### WHAT NEEDS TO BE DONE
Transcribe the lines below verbatim, skipping the images.

### COLLECTED DATA
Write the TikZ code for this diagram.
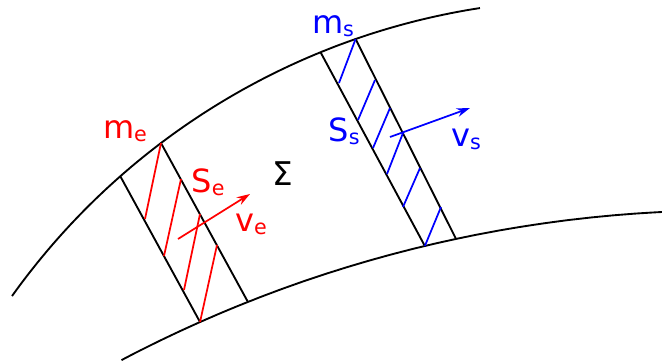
\documentclass[tikz,border=0pt]{standalone}
\usepackage{fontspec}
\setmainfont{DejaVu Sans}
\usetikzlibrary{arrows.meta}
\newcommand{\lbl}[2]{{\fontsize{24}{28}\selectfont #1\raisebox{-2.2pt}{\fontsize{15.5}{18}\selectfont #2}}}
\begin{document}
\begin{tikzpicture}[x=0.75pt,y=-0.75pt,
  curve/.style={line width=1.4pt,black},
  wall/.style={line width=1.4pt,black},
  redh/.style={line width=1.3pt,red},
  blueh/.style={line width=1.3pt,blue},
  vec/.style={line width=1.3pt,-{Stealth[length=10pt,width=6.5pt]}},
  txt/.style={inner sep=0pt,font=\fontsize{24.5}{28}\selectfont}]
\useasboundingbox (0,0) rectangle (662,362);
% upper boundary: circle centre (588.2,708.1), r 708.4
% lower boundary: circle centre (727.1,1509.8), r 1299.5
\coordinate (ul1) at ({588.2+708.4*cos(-131.34)},{708.1+708.4*sin(-131.34)});
\coordinate (ur1) at ({588.2+708.4*cos(-127.09)},{708.1+708.4*sin(-127.09)});
\coordinate (ul2) at ({588.2+708.4*cos(-112.2)},{708.1+708.4*sin(-112.2)});
\coordinate (ur2) at ({588.2+708.4*cos(-109.17)},{708.1+708.4*sin(-109.17)});
\coordinate (ll1) at ({727.1+1299.5*cos(-113.93)},{1509.8+1299.5*sin(-113.93)});
\coordinate (lr1) at ({727.1+1299.5*cos(-111.64)},{1509.8+1299.5*sin(-111.64)});
\coordinate (ll2) at ({727.1+1299.5*cos(-103.45)},{1509.8+1299.5*sin(-103.45)});
\coordinate (lr2) at ({727.1+1299.5*cos(-102.04)},{1509.8+1299.5*sin(-102.04)});
% curves
\draw[curve] plot[domain=-144.43:-98.79,samples=80] ({588.2+708.4*cos(\x)},{708.1+708.4*sin(\x)});
\draw[curve] plot[domain=-117.78:-92.87,samples=80] ({727.1+1299.5*cos(\x)},{1509.8+1299.5*sin(\x)});
% red slab
\draw[wall] (ul1) -- (ll1);
\draw[wall] (ur1) -- (lr1);
\draw[redh] (ur1) -- (145,219);
\draw[redh] (181,179) -- (164,256);
\draw[redh] (200,214) -- (184,290);
\draw[redh] (217,245) -- (ll1);
% blue slab
\draw[wall] (ul2) -- (ll2);
\draw[wall] (ur2) -- (lr2);
\draw[blueh] (ur2) -- (339,83);
\draw[blueh] (375,80) -- (358,120);
\draw[blueh] (390,108) -- (373,148);
\draw[blueh] (403,133) -- (387,174);
\draw[blueh] (420,168) -- (403,207);
\draw[blueh] (441,207) -- (ll2);
% velocity arrows
\coordinate (ve0) at (178,239);
\coordinate (ve1) at (250,194);
\coordinate (vs0) at (390,137);
\coordinate (vs1) at (470,108);
\draw[vec,red] (ve0) -- (ve1);
\draw[vec,blue] (vs0) -- (vs1);
% labels
\node[red,inner sep=0pt] (me) at (125,131) {\lbl{m}{e}};
\node[red,inner sep=0pt] (se) at (208,182) {\lbl{S}{e}};
\node[red,inner sep=0pt] (vel) at (251,224) {\lbl{v}{e}};
\node[blue,inner sep=0pt] (ms) at (333,26) {\lbl{m}{s}};
\node[blue,inner sep=0pt] (ss) at (344,131) {\lbl{S}{s}};
\node[blue,inner sep=0pt] (vsl) at (466,139) {\lbl{v}{s}};
\node[txt] (sig) at (283,174) {Σ};
\end{tikzpicture}
\end{document}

### RESPONSE
Write the TikZ code for this diagram.
\documentclass[tikz,border=0pt]{standalone}
\usepackage{fontspec}
\setmainfont{DejaVu Sans}
\usetikzlibrary{arrows.meta}
\newcommand{\lbl}[2]{{\fontsize{24}{28}\selectfont #1\raisebox{-2.2pt}{\fontsize{15.5}{18}\selectfont #2}}}
\begin{document}
\begin{tikzpicture}[x=0.75pt,y=-0.75pt,
  curve/.style={line width=1.4pt,black},
  wall/.style={line width=1.4pt,black},
  redh/.style={line width=1.3pt,red},
  blueh/.style={line width=1.3pt,blue},
  vec/.style={line width=1.3pt,-{Stealth[length=10pt,width=6.5pt]}},
  txt/.style={inner sep=0pt,font=\fontsize{24.5}{28}\selectfont}]
\useasboundingbox (0,0) rectangle (662,362);
% upper boundary: circle centre (588.2,708.1), r 708.4
% lower boundary: circle centre (727.1,1509.8), r 1299.5
\coordinate (ul1) at ({588.2+708.4*cos(-131.34)},{708.1+708.4*sin(-131.34)});
\coordinate (ur1) at ({588.2+708.4*cos(-127.09)},{708.1+708.4*sin(-127.09)});
\coordinate (ul2) at ({588.2+708.4*cos(-112.2)},{708.1+708.4*sin(-112.2)});
\coordinate (ur2) at ({588.2+708.4*cos(-109.17)},{708.1+708.4*sin(-109.17)});
\coordinate (ll1) at ({727.1+1299.5*cos(-113.93)},{1509.8+1299.5*sin(-113.93)});
\coordinate (lr1) at ({727.1+1299.5*cos(-111.64)},{1509.8+1299.5*sin(-111.64)});
\coordinate (ll2) at ({727.1+1299.5*cos(-103.45)},{1509.8+1299.5*sin(-103.45)});
\coordinate (lr2) at ({727.1+1299.5*cos(-102.04)},{1509.8+1299.5*sin(-102.04)});
% curves
\draw[curve] plot[domain=-144.43:-98.79,samples=80] ({588.2+708.4*cos(\x)},{708.1+708.4*sin(\x)});
\draw[curve] plot[domain=-117.78:-92.87,samples=80] ({727.1+1299.5*cos(\x)},{1509.8+1299.5*sin(\x)});
% red slab
\draw[wall] (ul1) -- (ll1);
\draw[wall] (ur1) -- (lr1);
\draw[redh] (ur1) -- (145,219);
\draw[redh] (181,179) -- (164,256);
\draw[redh] (200,214) -- (184,290);
\draw[redh] (217,245) -- (ll1);
% blue slab
\draw[wall] (ul2) -- (ll2);
\draw[wall] (ur2) -- (lr2);
\draw[blueh] (ur2) -- (339,83);
\draw[blueh] (375,80) -- (358,120);
\draw[blueh] (390,108) -- (373,148);
\draw[blueh] (403,133) -- (387,174);
\draw[blueh] (420,168) -- (403,207);
\draw[blueh] (441,207) -- (ll2);
% velocity arrows
\coordinate (ve0) at (178,239);
\coordinate (ve1) at (250,194);
\coordinate (vs0) at (390,137);
\coordinate (vs1) at (470,108);
\draw[vec,red] (ve0) -- (ve1);
\draw[vec,blue] (vs0) -- (vs1);
% labels
\node[red,inner sep=0pt] (me) at (125,131) {\lbl{m}{e}};
\node[red,inner sep=0pt] (se) at (208,182) {\lbl{S}{e}};
\node[red,inner sep=0pt] (vel) at (251,224) {\lbl{v}{e}};
\node[blue,inner sep=0pt] (ms) at (333,26) {\lbl{m}{s}};
\node[blue,inner sep=0pt] (ss) at (344,131) {\lbl{S}{s}};
\node[blue,inner sep=0pt] (vsl) at (466,139) {\lbl{v}{s}};
\node[txt] (sig) at (283,174) {Σ};
\end{tikzpicture}
\end{document}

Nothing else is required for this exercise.